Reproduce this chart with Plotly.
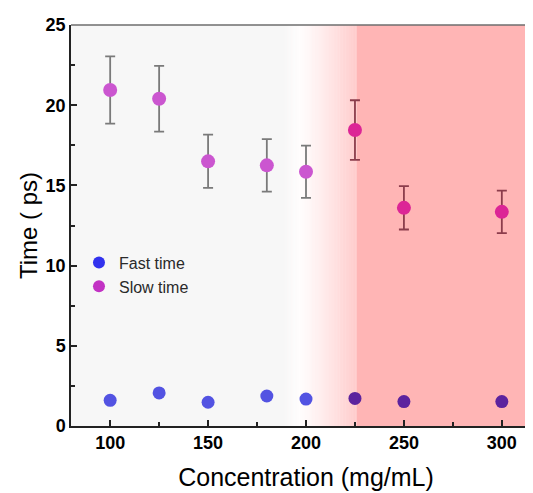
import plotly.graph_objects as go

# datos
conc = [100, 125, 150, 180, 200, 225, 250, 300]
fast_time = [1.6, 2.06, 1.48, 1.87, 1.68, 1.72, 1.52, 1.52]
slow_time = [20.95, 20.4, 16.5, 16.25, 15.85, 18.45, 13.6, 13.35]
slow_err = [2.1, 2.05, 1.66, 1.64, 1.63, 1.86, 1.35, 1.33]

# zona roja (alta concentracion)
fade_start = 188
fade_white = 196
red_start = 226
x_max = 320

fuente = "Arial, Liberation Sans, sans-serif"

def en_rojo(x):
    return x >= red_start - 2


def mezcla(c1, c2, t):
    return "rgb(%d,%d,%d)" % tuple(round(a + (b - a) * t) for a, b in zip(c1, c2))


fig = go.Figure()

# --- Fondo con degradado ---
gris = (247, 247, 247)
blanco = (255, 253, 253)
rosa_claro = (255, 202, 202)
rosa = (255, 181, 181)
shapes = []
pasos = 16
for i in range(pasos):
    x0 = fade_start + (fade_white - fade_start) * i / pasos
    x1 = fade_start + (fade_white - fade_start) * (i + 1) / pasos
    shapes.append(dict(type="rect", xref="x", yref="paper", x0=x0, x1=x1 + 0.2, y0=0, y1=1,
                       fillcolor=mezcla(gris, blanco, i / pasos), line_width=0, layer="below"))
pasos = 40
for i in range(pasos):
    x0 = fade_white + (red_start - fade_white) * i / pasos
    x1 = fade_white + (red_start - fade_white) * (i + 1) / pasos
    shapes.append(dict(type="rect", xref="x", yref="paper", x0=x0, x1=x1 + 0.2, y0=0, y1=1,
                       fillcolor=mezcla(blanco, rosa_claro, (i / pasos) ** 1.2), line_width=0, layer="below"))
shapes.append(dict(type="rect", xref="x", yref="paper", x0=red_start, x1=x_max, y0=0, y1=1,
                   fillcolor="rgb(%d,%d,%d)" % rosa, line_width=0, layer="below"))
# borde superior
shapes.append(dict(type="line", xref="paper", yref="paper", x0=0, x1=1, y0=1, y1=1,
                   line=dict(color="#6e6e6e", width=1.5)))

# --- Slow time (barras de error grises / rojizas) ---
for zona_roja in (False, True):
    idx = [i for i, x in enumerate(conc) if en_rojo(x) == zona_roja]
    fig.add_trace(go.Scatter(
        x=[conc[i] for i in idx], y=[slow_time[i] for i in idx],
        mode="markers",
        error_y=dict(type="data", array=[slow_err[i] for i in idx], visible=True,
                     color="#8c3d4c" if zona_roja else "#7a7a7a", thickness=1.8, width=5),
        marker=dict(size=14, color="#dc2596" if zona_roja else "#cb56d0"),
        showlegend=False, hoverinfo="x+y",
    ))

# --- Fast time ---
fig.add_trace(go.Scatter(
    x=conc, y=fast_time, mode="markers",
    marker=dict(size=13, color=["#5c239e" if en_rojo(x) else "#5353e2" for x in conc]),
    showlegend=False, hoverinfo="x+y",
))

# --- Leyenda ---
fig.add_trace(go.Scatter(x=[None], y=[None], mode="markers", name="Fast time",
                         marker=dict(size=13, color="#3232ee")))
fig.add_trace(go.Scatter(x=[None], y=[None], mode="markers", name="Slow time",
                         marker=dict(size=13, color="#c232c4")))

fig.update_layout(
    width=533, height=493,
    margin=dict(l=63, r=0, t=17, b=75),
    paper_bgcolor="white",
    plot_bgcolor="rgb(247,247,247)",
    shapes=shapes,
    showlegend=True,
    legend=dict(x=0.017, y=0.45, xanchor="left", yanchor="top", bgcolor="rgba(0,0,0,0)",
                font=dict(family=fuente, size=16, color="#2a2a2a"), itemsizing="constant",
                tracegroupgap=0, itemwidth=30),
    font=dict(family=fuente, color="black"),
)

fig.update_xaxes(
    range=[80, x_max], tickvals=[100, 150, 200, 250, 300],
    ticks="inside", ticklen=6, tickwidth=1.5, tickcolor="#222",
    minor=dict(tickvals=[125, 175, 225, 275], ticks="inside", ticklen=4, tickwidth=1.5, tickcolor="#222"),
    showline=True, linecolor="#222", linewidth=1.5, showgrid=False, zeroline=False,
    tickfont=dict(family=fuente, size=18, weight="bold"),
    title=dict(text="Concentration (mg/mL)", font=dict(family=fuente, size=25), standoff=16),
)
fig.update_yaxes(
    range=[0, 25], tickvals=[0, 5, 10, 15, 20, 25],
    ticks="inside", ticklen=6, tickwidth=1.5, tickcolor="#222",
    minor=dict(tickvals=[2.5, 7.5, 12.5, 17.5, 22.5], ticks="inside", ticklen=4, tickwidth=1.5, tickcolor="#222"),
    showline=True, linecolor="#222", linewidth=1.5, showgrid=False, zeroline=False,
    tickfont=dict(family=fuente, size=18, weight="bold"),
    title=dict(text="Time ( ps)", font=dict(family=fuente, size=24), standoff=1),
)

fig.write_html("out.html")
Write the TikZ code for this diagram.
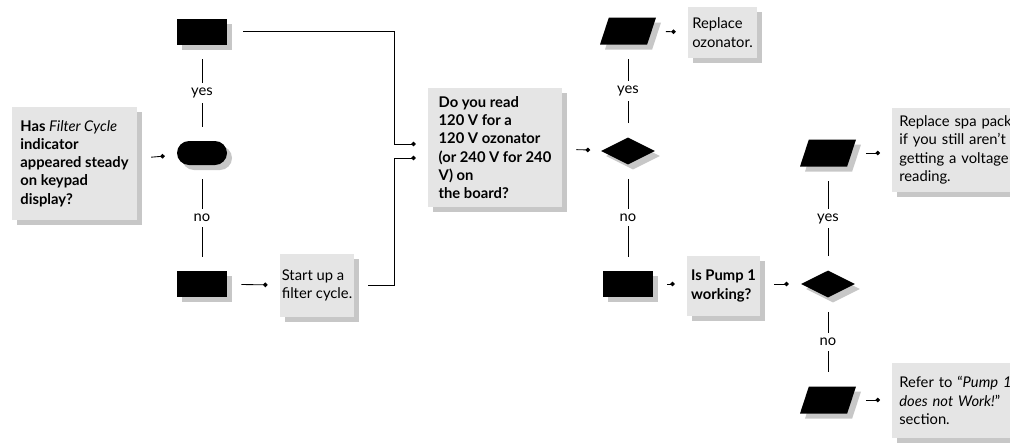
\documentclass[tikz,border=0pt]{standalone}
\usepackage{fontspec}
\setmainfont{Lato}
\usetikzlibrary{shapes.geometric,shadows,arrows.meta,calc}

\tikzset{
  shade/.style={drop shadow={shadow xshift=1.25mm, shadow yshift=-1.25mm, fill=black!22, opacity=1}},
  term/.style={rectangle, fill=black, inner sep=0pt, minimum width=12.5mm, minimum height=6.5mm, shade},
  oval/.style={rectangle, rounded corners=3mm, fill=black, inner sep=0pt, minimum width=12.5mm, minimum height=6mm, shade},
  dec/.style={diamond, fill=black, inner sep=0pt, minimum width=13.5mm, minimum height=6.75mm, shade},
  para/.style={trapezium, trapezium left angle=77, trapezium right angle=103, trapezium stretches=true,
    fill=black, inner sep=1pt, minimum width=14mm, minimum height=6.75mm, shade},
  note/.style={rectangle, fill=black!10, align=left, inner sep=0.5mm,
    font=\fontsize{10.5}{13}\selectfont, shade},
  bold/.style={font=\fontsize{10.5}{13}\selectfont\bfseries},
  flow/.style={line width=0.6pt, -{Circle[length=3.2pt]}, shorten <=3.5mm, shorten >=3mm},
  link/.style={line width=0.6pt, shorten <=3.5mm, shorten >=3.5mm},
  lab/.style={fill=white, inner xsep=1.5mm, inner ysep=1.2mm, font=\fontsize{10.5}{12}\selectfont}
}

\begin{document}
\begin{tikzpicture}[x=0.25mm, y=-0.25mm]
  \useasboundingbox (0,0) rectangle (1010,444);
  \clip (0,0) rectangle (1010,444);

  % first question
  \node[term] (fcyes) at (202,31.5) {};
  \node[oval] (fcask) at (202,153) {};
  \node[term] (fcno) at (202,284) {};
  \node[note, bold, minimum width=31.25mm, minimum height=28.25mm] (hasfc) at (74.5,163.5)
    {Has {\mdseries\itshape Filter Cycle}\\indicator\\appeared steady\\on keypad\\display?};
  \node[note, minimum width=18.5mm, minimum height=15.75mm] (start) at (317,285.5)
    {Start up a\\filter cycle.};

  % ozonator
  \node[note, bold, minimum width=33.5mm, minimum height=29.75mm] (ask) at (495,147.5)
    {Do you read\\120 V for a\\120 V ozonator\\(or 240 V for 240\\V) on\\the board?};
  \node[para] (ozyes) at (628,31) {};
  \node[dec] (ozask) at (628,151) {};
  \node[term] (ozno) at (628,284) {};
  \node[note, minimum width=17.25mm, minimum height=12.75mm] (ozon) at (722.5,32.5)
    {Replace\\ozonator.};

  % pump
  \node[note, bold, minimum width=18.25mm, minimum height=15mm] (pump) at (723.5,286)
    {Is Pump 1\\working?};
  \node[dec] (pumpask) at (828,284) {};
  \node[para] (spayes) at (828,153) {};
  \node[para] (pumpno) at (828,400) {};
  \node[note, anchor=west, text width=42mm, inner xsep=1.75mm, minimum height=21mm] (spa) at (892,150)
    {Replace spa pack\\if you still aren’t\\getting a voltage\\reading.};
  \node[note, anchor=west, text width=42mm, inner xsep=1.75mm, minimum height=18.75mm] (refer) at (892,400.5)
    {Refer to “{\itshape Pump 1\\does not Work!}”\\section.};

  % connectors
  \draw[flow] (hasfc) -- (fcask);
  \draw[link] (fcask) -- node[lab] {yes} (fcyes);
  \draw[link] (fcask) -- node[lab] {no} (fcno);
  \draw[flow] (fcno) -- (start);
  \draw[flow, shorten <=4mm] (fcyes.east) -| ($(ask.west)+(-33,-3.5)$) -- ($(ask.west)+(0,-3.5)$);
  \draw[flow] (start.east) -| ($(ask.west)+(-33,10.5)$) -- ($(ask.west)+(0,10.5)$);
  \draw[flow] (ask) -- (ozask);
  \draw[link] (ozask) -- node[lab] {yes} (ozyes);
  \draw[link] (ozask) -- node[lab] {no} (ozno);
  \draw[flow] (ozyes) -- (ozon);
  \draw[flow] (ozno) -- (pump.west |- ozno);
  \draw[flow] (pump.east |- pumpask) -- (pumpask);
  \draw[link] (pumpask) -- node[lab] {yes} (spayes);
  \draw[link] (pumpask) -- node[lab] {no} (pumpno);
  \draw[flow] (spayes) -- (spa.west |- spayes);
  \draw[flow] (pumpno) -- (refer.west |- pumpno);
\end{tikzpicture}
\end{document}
++++
# Requirement:
Your task is to reproduce the entries above word for word, from the first line through the line with "import plotly.graph_objects as go", and please leave out any pictures.

# Complete answer:
Reproduce this chart with Plotly.
import plotly.graph_objects as go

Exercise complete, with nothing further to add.